The business ended in May 2007 with the arrest in Atlantic City. "I didn't know what lay ahead of me," he said. In Mountainview Youth Correctional Facility in Annandale, "you're stripped of everything that makes you an individual, your privacy and self-respect."

Then Fortson learned about a Rutgers program that was helping ex-offenders go to college - and about history professor Donald Roden, who was interviewing potential candidates.

Roden "was more happy to see me than I was to see him," Fortson said. "There was an undeniable warmth about him. He got me excited. I looked at it as a blessing straight out of heaven."

Roden, who has been working with inmates since 2002, was "immediately impressed" with Fortson. "He showed great determination," he said. "Our hope and expectation is to get recidivism rates to go down with an education."

Fortson moved to a halfway house in Newark in 2009 and entered the Rutgers School of Arts and Sciences in New Brunswick.

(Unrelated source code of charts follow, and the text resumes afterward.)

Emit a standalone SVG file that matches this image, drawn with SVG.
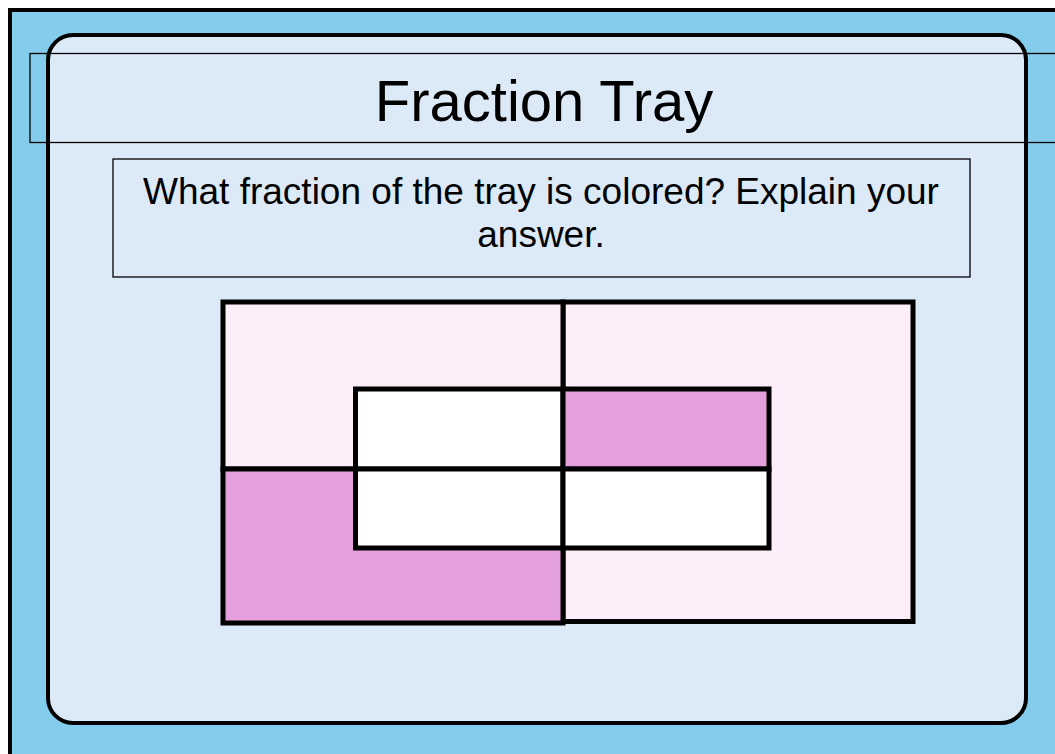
<svg xmlns="http://www.w3.org/2000/svg" width="1055" height="754" viewBox="0 0 1055 754">
<style>
.txt{font-family:"Liberation Sans",Arial,sans-serif;fill:#000}
.cell{stroke:#000;stroke-width:5}
.lp{fill:#FCEFF9}
.pk{fill:#E4A0DC}
.wh{fill:#FFFFFF}
</style>
<rect x="0" y="0" width="1055" height="754" fill="#FFFFFF"/>
<g id="background">
<rect x="10" y="10" width="1060" height="760" fill="#83CCEB" stroke="#000" stroke-width="4"/>
</g>
<g id="panel">
<rect x="48" y="35" width="978" height="688" rx="25" ry="25" fill="#DCE9F6" stroke="#000" stroke-width="4"/>
</g>
<g id="title">
<rect x="30" y="53.5" width="1040" height="89" fill="none" stroke="#000" stroke-width="1.3"/>
<text class="txt" x="544" y="121" font-size="58" text-anchor="middle">Fraction Tray</text>
</g>
<g id="question">
<rect x="113" y="159" width="857" height="118" fill="#DCE9F6" stroke="#000" stroke-width="1.3"/>
<text class="txt" x="541" y="204" font-size="37" text-anchor="middle">What fraction of the tray is colored? Explain your</text>
<text class="txt" x="541" y="247" font-size="37" text-anchor="middle">answer.</text>
</g>
<g id="tray">
<rect class="cell lp" x="563" y="302" width="350" height="319.5"/>
<rect class="cell lp" x="223" y="302" width="340" height="167"/>
<rect class="cell pk" x="223" y="469" width="340" height="154"/>
<rect class="cell wh" x="355.5" y="389" width="207.5" height="80"/>
<rect class="cell pk" x="563" y="389" width="206" height="80"/>
<rect class="cell wh" x="355.5" y="469" width="207.5" height="79"/>
<rect class="cell wh" x="563" y="469" width="206" height="79"/>
</g>
</svg>
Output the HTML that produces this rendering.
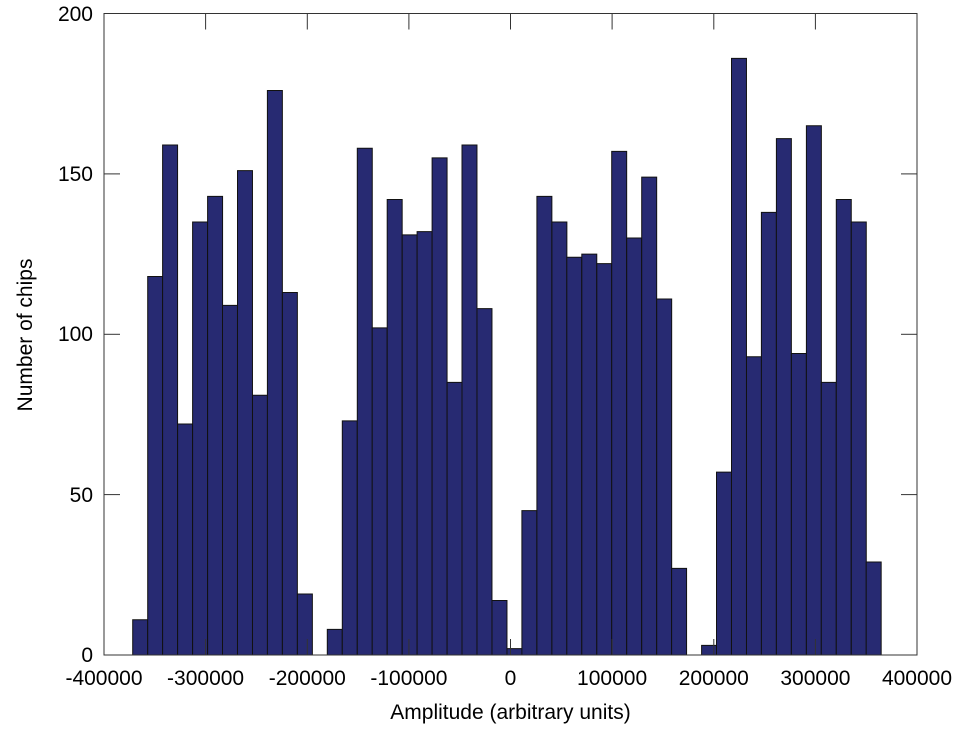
<!DOCTYPE html>
<html><head><style>
body{margin:0;background:#fff}
svg{display:block}
text{font-family:"Liberation Sans",Arial,sans-serif;font-size:21px;fill:#000}
.b rect{vector-effect:non-scaling-stroke}
</style></head><body>
<svg width="960" height="735" viewBox="0 0 960 735">
<g class="b" transform="translate(0,655) scale(1,-3.2075)" fill="#272a72" stroke="#111" stroke-width="1">
<rect x="132.7" y="0" width="14.97" height="11"/>
<rect x="147.7" y="0" width="14.97" height="118"/>
<rect x="162.6" y="0" width="14.97" height="159"/>
<rect x="177.6" y="0" width="14.97" height="72"/>
<rect x="192.6" y="0" width="14.97" height="135"/>
<rect x="207.6" y="0" width="14.97" height="143"/>
<rect x="222.5" y="0" width="14.97" height="109"/>
<rect x="237.5" y="0" width="14.97" height="151"/>
<rect x="252.5" y="0" width="14.97" height="81"/>
<rect x="267.4" y="0" width="14.97" height="176"/>
<rect x="282.4" y="0" width="14.97" height="113"/>
<rect x="297.4" y="0" width="14.97" height="19"/>
<rect x="327.3" y="0" width="14.97" height="8"/>
<rect x="342.3" y="0" width="14.97" height="73"/>
<rect x="357.3" y="0" width="14.97" height="158"/>
<rect x="372.2" y="0" width="14.97" height="102"/>
<rect x="387.2" y="0" width="14.97" height="142"/>
<rect x="402.2" y="0" width="14.97" height="131"/>
<rect x="417.1" y="0" width="14.97" height="132"/>
<rect x="432.1" y="0" width="14.97" height="155"/>
<rect x="447.1" y="0" width="14.97" height="85"/>
<rect x="462.0" y="0" width="14.97" height="159"/>
<rect x="477.0" y="0" width="14.97" height="108"/>
<rect x="492.0" y="0" width="14.97" height="17"/>
<rect x="507.0" y="0" width="14.97" height="2"/>
<rect x="521.9" y="0" width="14.97" height="45"/>
<rect x="536.9" y="0" width="14.97" height="143"/>
<rect x="551.9" y="0" width="14.97" height="135"/>
<rect x="566.8" y="0" width="14.97" height="124"/>
<rect x="581.8" y="0" width="14.97" height="125"/>
<rect x="596.8" y="0" width="14.97" height="122"/>
<rect x="611.7" y="0" width="14.97" height="157"/>
<rect x="626.7" y="0" width="14.97" height="130"/>
<rect x="641.7" y="0" width="14.97" height="149"/>
<rect x="656.7" y="0" width="14.97" height="111"/>
<rect x="671.6" y="0" width="14.97" height="27"/>
<rect x="701.6" y="0" width="14.97" height="3"/>
<rect x="716.5" y="0" width="14.97" height="57"/>
<rect x="731.5" y="0" width="14.97" height="186"/>
<rect x="746.5" y="0" width="14.97" height="93"/>
<rect x="761.4" y="0" width="14.97" height="138"/>
<rect x="776.4" y="0" width="14.97" height="161"/>
<rect x="791.4" y="0" width="14.97" height="94"/>
<rect x="806.4" y="0" width="14.97" height="165"/>
<rect x="821.3" y="0" width="14.97" height="85"/>
<rect x="836.3" y="0" width="14.97" height="142"/>
<rect x="851.3" y="0" width="14.97" height="135"/>
<rect x="866.2" y="0" width="14.97" height="29"/>
</g>
<rect x="104" y="13.5" width="813" height="641.5" fill="none" stroke="#333" stroke-width="1"/>
<g stroke="#333" stroke-width="1">
<line x1="104" y1="494.6" x2="120" y2="494.6"/><line x1="917" y1="494.6" x2="901" y2="494.6"/>
<line x1="104" y1="334.3" x2="120" y2="334.3"/><line x1="917" y1="334.3" x2="901" y2="334.3"/>
<line x1="104" y1="173.9" x2="120" y2="173.9"/><line x1="917" y1="173.9" x2="901" y2="173.9"/>
<line x1="205.6" y1="655" x2="205.6" y2="639"/><line x1="205.6" y1="13.5" x2="205.6" y2="29.5"/>
<line x1="307.3" y1="655" x2="307.3" y2="639"/><line x1="307.3" y1="13.5" x2="307.3" y2="29.5"/>
<line x1="408.9" y1="655" x2="408.9" y2="639"/><line x1="408.9" y1="13.5" x2="408.9" y2="29.5"/>
<line x1="510.5" y1="655" x2="510.5" y2="639"/><line x1="510.5" y1="13.5" x2="510.5" y2="29.5"/>
<line x1="612.1" y1="655" x2="612.1" y2="639"/><line x1="612.1" y1="13.5" x2="612.1" y2="29.5"/>
<line x1="713.8" y1="655" x2="713.8" y2="639"/><line x1="713.8" y1="13.5" x2="713.8" y2="29.5"/>
<line x1="815.4" y1="655" x2="815.4" y2="639"/><line x1="815.4" y1="13.5" x2="815.4" y2="29.5"/>
</g>
<g text-anchor="end">
<text x="93" y="662">0</text>
<text x="93" y="502">50</text>
<text x="93" y="341">100</text>
<text x="93" y="181">150</text>
<text x="93" y="21">200</text>
</g>
<g text-anchor="middle">
<text x="104" y="685">-400000</text>
<text x="205.6" y="685">-300000</text>
<text x="307.3" y="685">-200000</text>
<text x="408.9" y="685">-100000</text>
<text x="510.5" y="685">0</text>
<text x="612.1" y="685">100000</text>
<text x="713.8" y="685">200000</text>
<text x="815.4" y="685">300000</text>
<text x="917" y="685">400000</text>
<text x="510.5" y="719">Amplitude (arbitrary units)</text>
<text transform="translate(32,335) rotate(-90)">Number of chips</text>
</g>
</svg>
</body></html>
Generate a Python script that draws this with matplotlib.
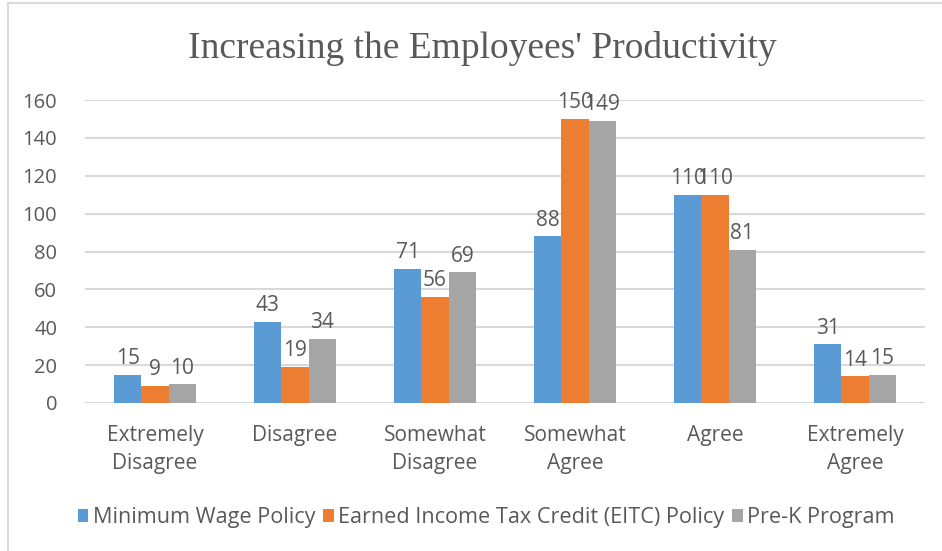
import matplotlib.pyplot as plt
from matplotlib.patches import Rectangle
import numpy as np

categories = ['Extremely\nDisagree', 'Disagree', 'Somewhat\nDisagree',
              'Somewhat\nAgree', 'Agree', 'Extremely\nAgree']
min_wage = [15, 43, 71, 88, 110, 31]
eitc = [9, 19, 56, 150, 110, 14]
pre_k = [10, 34, 69, 149, 81, 15]
series_names = ['Minimum Wage Policy',
                'Earned Income Tax Credit (EITC) Policy',
                'Pre-K Program']
colors = ['#5B9BD5', '#ED7D31', '#A5A5A5']
yticks = [0, 20, 40, 60, 80, 100, 120, 140, 160]

txt = '#595959'
plt.rcParams['font.family'] = ['Open Sans', 'DejaVu Sans']

fig = plt.figure(figsize=(9.42, 5.51), dpi=100)
ax = fig.add_axes([85/942, 1-403/551, 840/942, 303/551])

# outer frame of the chart
fig.patches.append(Rectangle((8/942, -0.01), 1.2, 1-3/551+0.01,
                             transform=fig.transFigure, fill=False,
                             edgecolor='#D9D9D9', lw=1.5))

x = np.arange(len(categories))
w = 0.195
for i, (vals, name) in enumerate(zip([min_wage, eitc, pre_k], series_names)):
    bars = ax.bar(x + (i-1)*w, vals, w, color=colors[i], label=name, zorder=3)
    for b, v in zip(bars, vals):
        ax.annotate(str(v), (b.get_x()+b.get_width()/2, b.get_height()),
                    xytext=(0, 4), textcoords='offset points',
                    ha='center', va='bottom', fontsize=15, color=txt)

ax.set_xlim(-0.5, len(categories)-0.5)
ax.set_ylim(0, 160)
ax.set_yticks(yticks)
ax.set_xticks(x)
ax.set_xticklabels(categories, fontsize=15, color=txt, linespacing=1.45)
ax.tick_params(axis='y', labelsize=14.5, labelcolor=txt, length=0, pad=20)
ax.tick_params(axis='x', length=0, pad=16)
ax.grid(axis='y', color='#D9D9D9', lw=1.5, zorder=0)
for s in ax.spines.values():
    s.set_visible(False)

fig.text(482/942, 1-48/551, "Increasing the Employees' Productivity",
         ha='center', va='center', fontsize=27, color=txt,
         family='Liberation Serif')

ax.legend(loc='center', bbox_to_anchor=(486/942, 1-518/551),
          bbox_transform=fig.transFigure, ncol=3, frameon=False,
          fontsize=15.6, labelcolor=txt, handlelength=0.5, handleheight=0.55,
          handletextpad=0.2, columnspacing=0.35)

fig.savefig('out.png', dpi=100, facecolor='white')
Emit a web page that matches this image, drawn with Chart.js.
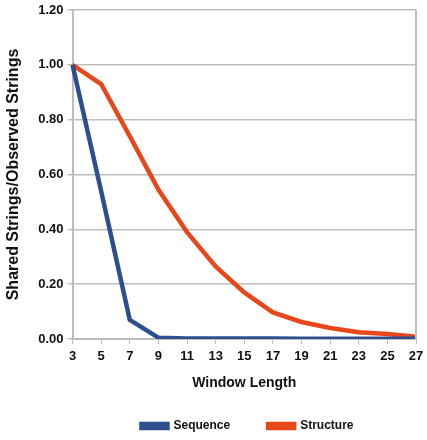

He excelled, eventually winning the school's academic excellence award.

Last month, he was called to the campus' central administration office, where he found his mother, Roden, and other university officials gathered to congratulate him on his latest achievement - being named a Truman Scholar.

"He was happily stunned, very excited, and almost speechless," Roden said. "It was a tremendous honor."

His mother saw the honor as a sign of redemption. "It was a joyous time," Katherine Fortson said. "My son was brought up as a Christian, and I believe God can put anybody back in place; he's a restorer.

"I never thought [Walter] was a lost cause," she said. "I just never thought his life would turn around to this magnitude."